A single or a multiple issue submission may be in order depending on the facts and circumstances in a given situation. The evidence and circumstances here are such that a proper initial inquiry would be whether Jones had reasonable means of developing his land for agricultural purposes other than by use of the sprinkler system in question. If this is found to be the case, Jones must yield to the surface use ádopted by Getty since it is not contended that the beam-type pumps installed by Getty are otherwise unreasonable. If such is not found to be the case, Jones is under the burden of a second showing that Getty’s present manner and method of use on this land is unreasonable because there are alternative methods used in the industry on this type of property which are available to Getty whereby it can produce its wells without interfering with the existing uses of the servient estate being made by Jones. If this is found to be the case, Getty is bound to convert to a noninterfering use.

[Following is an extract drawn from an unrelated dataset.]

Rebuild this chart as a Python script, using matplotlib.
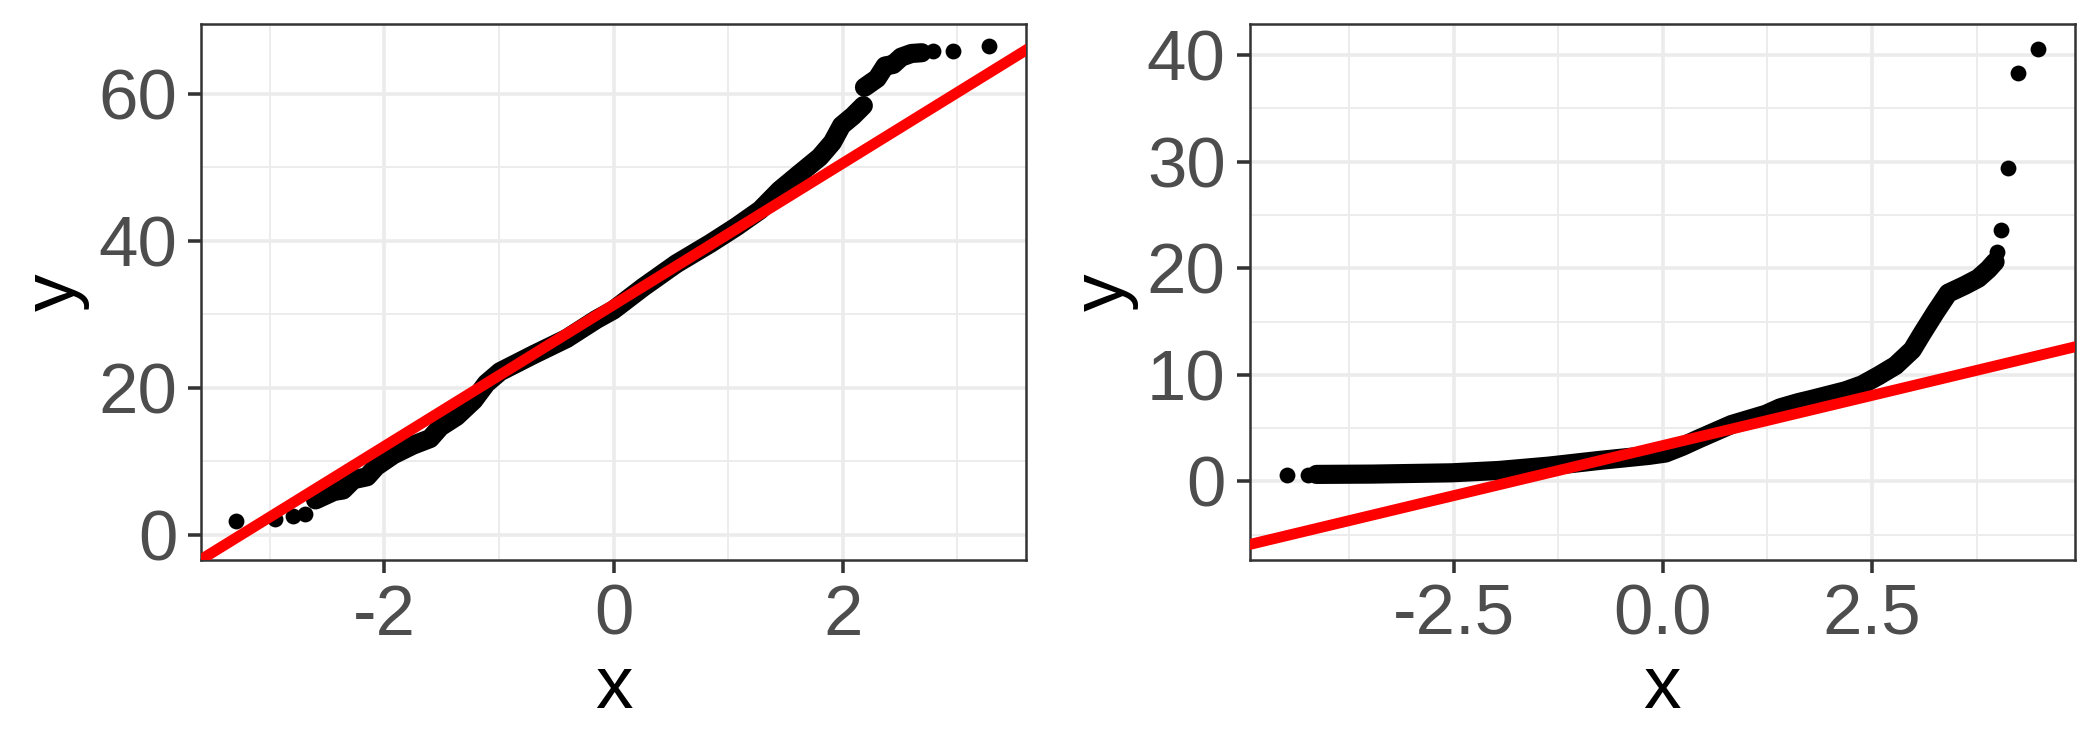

We have not held, as some have stated, that the issue is a question of inconvenience to the surface owner. To the contrary, the instruction accompanying the special issue submitted to the jury in this case was ruled erroneous because it indicated exactly this.
We also make clear, in response to Jones’ Motion for Rehearing, that the ruling of the court of civil appeals with respect to the admissibility of evidence concerning the acts of Adobe in placing its pumps in cellars, with which we agreed, is the law of the case upon retrial.
The Motions for Rehearing are overruled.
Concurring opinion by GREENHILL, J. WALKER, J., concurs in the Order. McGEE, J., dissenting.